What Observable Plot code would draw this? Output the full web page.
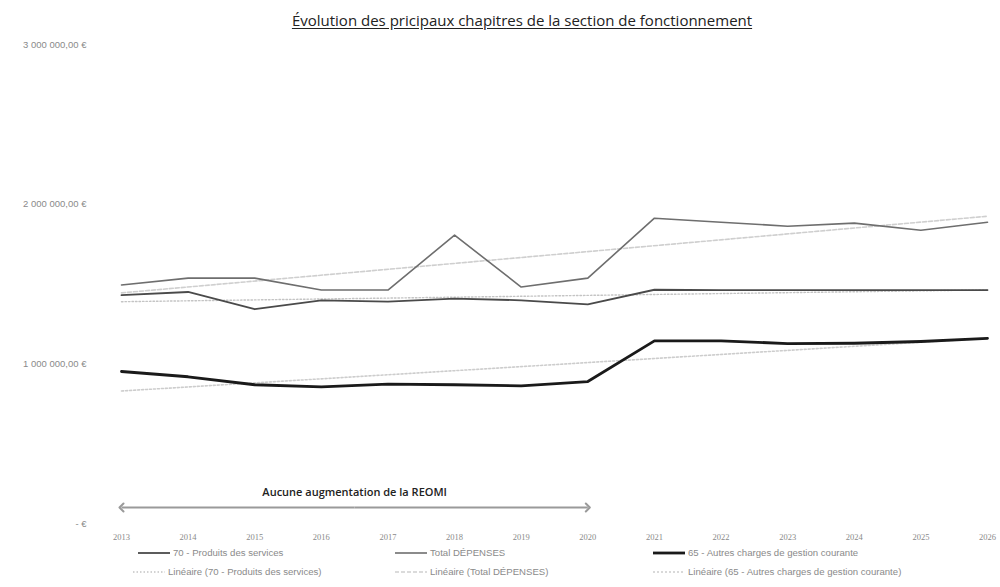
<!DOCTYPE html>
<html>
<head>
<meta charset="utf-8">
<script src="https://cdn.jsdelivr.net/npm/d3@7"></script>
<script src="https://cdn.jsdelivr.net/npm/@observablehq/plot@0.6"></script>
<style>
  html, body { margin: 0; padding: 0; background: #fff; }
  #wrap { position: relative; width: 1000px; height: 587px; overflow: hidden; font-family: "Open Sans", "Liberation Sans", sans-serif; }
  #title { position: absolute; top: 10px; left: 522px; transform: translateX(-50%); white-space: nowrap;
           font-size: 15px; color: #222; text-decoration: underline; text-underline-offset: 2px; }
  #chart { position: absolute; left: 0; top: 0; }
  .leg { position: absolute; display: flex; align-items: center; font-size: 9.6px; color: #8a8a8a; white-space: nowrap; font-family: "Liberation Sans", sans-serif; }
  .leg svg { margin-right: 3px; }
</style>
</head>
<body>
<div id="wrap">
  <div id="chart"></div>
  <div id="title">Évolution des pricipaux chapitres de la section de fonctionnement</div>
  <div id="legend"></div>
</div>
<script>
// ---- data ----
const years = [2013, 2014, 2015, 2016, 2017, 2018, 2019, 2020, 2021, 2022, 2023, 2024, 2025, 2026];
const produits70 = [1430000, 1450000, 1342000, 1398000, 1390000, 1408000, 1398000, 1373000, 1464000, 1462000, 1462000, 1462000, 1462000, 1462000];
const totalDepenses = [1494000, 1537000, 1537000, 1462000, 1462000, 1806000, 1481000, 1537000, 1912000, 1887000, 1862000, 1881000, 1837000, 1887000];
const autres65 = [952000, 919000, 869000, 856000, 873000, 869000, 862000, 889000, 1144000, 1144000, 1127000, 1129000, 1140000, 1160000];
const seriesNames = ["70 - Produits des services", "Total DÉPENSES", "65 - Autres charges de gestion courante"];
const trendNames = ["Linéaire (70 - Produits des services)", "Linéaire (Total DÉPENSES)", "Linéaire (65 - Autres charges de gestion courante)"];
const yTicks = [0, 1000000, 2000000, 3000000];
const reomiSpan = [2013, 2020];
const reomiLabel = "Aucune augmentation de la REOMI";
const reomiArrowValue = 100000;
const reomiLabelValue = 195000;

// ---- styles ----
const lineStyles = [
  {stroke: "#4a4a4a", strokeWidth: 1.8},
  {stroke: "#6e6e6e", strokeWidth: 1.6},
  {stroke: "#1a1a1a", strokeWidth: 2.8}
];
const trendStyles = [
  {stroke: "#c4c4c4", strokeWidth: 1.4, strokeDasharray: "1.5,2"},
  {stroke: "#cfcfcf", strokeWidth: 1.6, strokeDasharray: "4,2"},
  {stroke: "#cdcdcd", strokeWidth: 1.6, strokeDasharray: "2,2"}
];

const allValues = [produits70, totalDepenses, autres65];
const tables = allValues.map((vals, k) => years.map((yr, i) => ({series: seriesNames[k], year: yr, value: vals[i]})));

const fmt = v => v === 0 ? "- €" : d3.format(",.2f")(v).replace(/,/g, " ").replace(".", ",") + " €";

const marks = [];
tables.forEach((t, k) => {
  marks.push(Plot.linearRegressionY(t, {x: "year", y: "value", ci: 0, ...trendStyles[k]}));
});
tables.forEach((t, k) => {
  marks.push(Plot.line(t, {x: "year", y: "value", ...lineStyles[k], strokeLinejoin: "round"}));
});
// double-headed arrow: two halves from the middle outward
const mid = (reomiSpan[0] + reomiSpan[1]) / 2;
marks.push(Plot.link([
  {x1: mid, x2: reomiSpan[0], y: reomiArrowValue},
  {x1: mid, x2: reomiSpan[1], y: reomiArrowValue}
], {
  x1: "x1", x2: "x2", y1: "y", y2: "y", stroke: "#9a9a9a", strokeWidth: 2, markerEnd: "arrow"
}));
marks.push(Plot.text([{x: mid, y: reomiLabelValue, t: reomiLabel}], {
  x: "x", y: "y", text: "t", fontSize: 11, fill: "#222", fontWeight: 600, fontFamily: "Open Sans"
}));
marks.push(Plot.axisY({ticks: yTicks, tickFormat: fmt, tickSize: 0, tickPadding: 35, fontSize: 9.5, fill: "#8a8a8a", label: null, fontFamily: "Liberation Sans"}));
marks.push(Plot.axisX({ticks: years, tickFormat: d => String(d), tickSize: 0, tickPadding: 10, fontSize: 8.5, fill: "#8a8a8a", label: null, fontFamily: "Liberation Serif"}));

const chart = Plot.plot({
  width: 1000,
  height: 587,
  marginLeft: 121,
  marginRight: 13,
  marginTop: 44,
  marginBottom: 64,
  x: {domain: [2013, 2026]},
  y: {domain: [0, 3000000]},
  style: {background: "#fff", overflow: "visible"},
  marks
});
document.getElementById("chart").appendChild(chart);

// ---- legend (HTML) ----
const legendPos = [
  {left: 138, top: 547}, {left: 395, top: 547}, {left: 653, top: 547},
  {left: 133, top: 566}, {left: 395, top: 566}, {left: 653, top: 566}
];
const legendItems = [
  ...seriesNames.map((n, k) => ({name: n, style: lineStyles[k]})),
  ...trendNames.map((n, k) => ({name: n, style: trendStyles[k]}))
];
const leg = document.getElementById("legend");
legendItems.forEach((it, i) => {
  const d = document.createElement("div");
  d.className = "leg";
  d.style.left = legendPos[i].left + "px";
  d.style.top = legendPos[i].top + "px";
  const sw = 32;
  d.innerHTML = `<svg width="${sw}" height="10"><line x1="0" x2="${sw}" y1="5" y2="5" stroke="${it.style.stroke}" stroke-width="${it.style.strokeWidth}" ${it.style.strokeDasharray ? `stroke-dasharray="${it.style.strokeDasharray}"` : ""}/></svg><span>${it.name}</span>`;
  leg.appendChild(d);
});
</script>
</body>
</html>
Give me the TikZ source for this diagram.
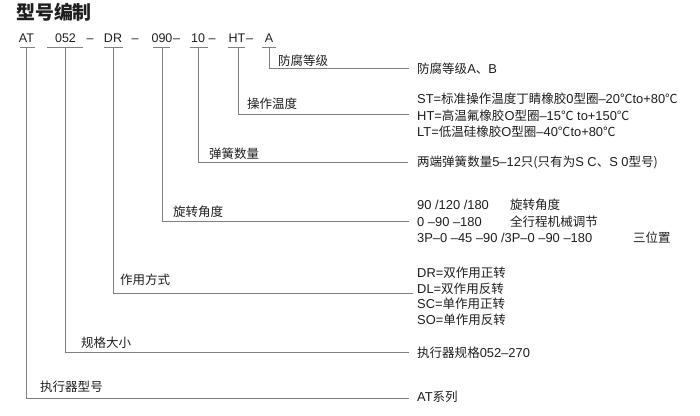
\documentclass[tikz,border=0pt]{standalone}
\usepackage{fontspec}
\setmainfont{Liberation Sans}
\newfontfamily\cjk{Noto Sans CJK SC}[Scale=0.97]
\newcommand\zh[1]{{\cjk #1}}
\usetikzlibrary{positioning}
\definecolor{linegray}{RGB}{128,128,128}
\definecolor{ink}{RGB}{30,30,30}
\tikzset{
  txt/.style={inner sep=0pt,text=ink,font=\fontsize{12.9}{14}\selectfont},
  title/.style={txt,anchor=base west,font=\fontsize{19.5}{22}\selectfont\bfseries},
  code/.style={txt,anchor=base,font=\fontsize{12.5}{14}\selectfont},
  tag/.style={txt,anchor=base west},
  desc/.style={txt,anchor=base west},
  ln/.style={draw=linegray,line width=.9pt}
}
\begin{document}
\begin{tikzpicture}[x=1pt,y=-1pt]
\useasboundingbox (0,0) rectangle (700,415);
\node[title] (title) at (16,19) {\zh{型号编制}};
\node[code] (cAT) at (26.5,42) {AT};
\node[code] (c052) at (65.5,42) {052};
\node[code] (d1) at (90,42) {–};
\node[code] (cDR) at (113,42) {DR};
\node[code] (d2) at (135,42) {–};
\node[code] (c090) at (162,42) {090};
\node[code] (d3) at (176.5,42) {–};
\node[code] (c10) at (198,42) {10};
\node[code] (d4) at (212,42) {–};
\node[code] (cHT) at (237,42) {HT};
\node[code] (d5) at (249.5,42) {–};
\node[code] (cA) at (269,42) {A};
\coordinate (uAT) at (26,47);
\coordinate (u052) at (65,47);
\coordinate (uDR) at (113,47);
\coordinate (u090) at (162,47);
\coordinate (u10) at (198,47);
\coordinate (uHT) at (238,47);
\coordinate (uA) at (269,47);
\coordinate (eAT) at (409,398);
\coordinate (e052) at (409,352);
\coordinate (eDR) at (413,293);
\coordinate (e090) at (409,221);
\coordinate (e10) at (408,162);
\coordinate (eHT) at (409,114);
\coordinate (eA) at (409,68);
\draw[ln] (20,47) -- (35,47) (47,47) -- (83,47) (104,47) -- (123,47)
  (153,47) -- (170,47) (190,47) -- (208,47) (228,47) -- (245,47)
  (262,47) -- (276,47);
\draw[ln] (uAT) |- (eAT);
\draw[ln] (u052) |- (e052);
\draw[ln] (uDR) |- (eDR);
\draw[ln] (u090) |- (e090);
\draw[ln] (u10) |- (e10);
\draw[ln] (uHT) |- (eHT);
\draw[ln] (uA) |- (eA);
\node[tag] (tA) at (278,65.5) {\zh{防腐等级}};
\node[tag] (tHT) at (247,108) {\zh{操作温度}};
\node[tag] (t10) at (209,158) {\zh{弹簧数量}};
\node[tag] (t090) at (173,216.5) {\zh{旋转角度}};
\node[tag] (tDR) at (120,284) {\zh{作用方式}};
\node[tag] (t052) at (81,347) {\zh{规格大小}};
\node[tag] (tAT) at (40,391) {\zh{执行器型号}};
\node[desc] (dA) at (417,73.5) {\zh{防腐等级}A\zh{、}B};
\node[desc] (dST) at (417,103.5)
  {ST=\zh{标准操作温度丁睛橡胶}0\zh{型圈}–20\zh{℃}to+80\zh{℃}};
\node[desc] (dHT) at ([yshift=-16.5pt]dST.base west)
  {HT=\zh{高温氟橡胶}O\zh{型圈}–15\zh{℃} to+150\zh{℃}};
\node[desc] (dLT) at ([yshift=-16.5pt]dHT.base west)
  {LT=\zh{低温硅橡胶}O\zh{型圈}–40\zh{℃}to+80\zh{℃}};
\node[desc] (d10) at (417,166.5) {\zh{两端弹簧数量}5–12\zh{只(只有为}S C\zh{、}S 0\zh{型号)}};
\node[desc] (dR1) at (417,209.5) {90 /120 /180};
\node[desc] (dR1b) at (510,209.5) {\zh{旋转角度}};
\node[desc] (dR2) at ([yshift=-16.5pt]dR1.base west) {0 –90 –180};
\node[desc] (dR2b) at ([yshift=-16.5pt]dR1b.base west) {\zh{全行程机械调节}};
\node[desc] (dR3) at ([yshift=-16.5pt]dR2.base west) {3P–0 –45 –90 /3P–0 –90 –180};
\node[desc] (dR3b) at (633,242.5) {\zh{三位置}};
\node[desc] (dDR) at (417,277.5) {DR=\zh{双作用正转}};
\node[desc] (dDL) at ([yshift=-15.5pt]dDR.base west) {DL=\zh{双作用反转}};
\node[desc] (dSC) at ([yshift=-15.5pt]dDL.base west) {SC=\zh{单作用正转}};
\node[desc] (dSO) at ([yshift=-15.5pt]dSC.base west) {SO=\zh{单作用反转}};
\node[desc] (d052) at (417,357.5) {\zh{执行器规格}052–270};
\node[desc] (dAT) at (417,401.5) {AT\zh{系列}};
\end{tikzpicture}
\end{document}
==========
## Stated exercise
Each line holding the word "draw" counts once; report the total and nothing else.

## Result below
10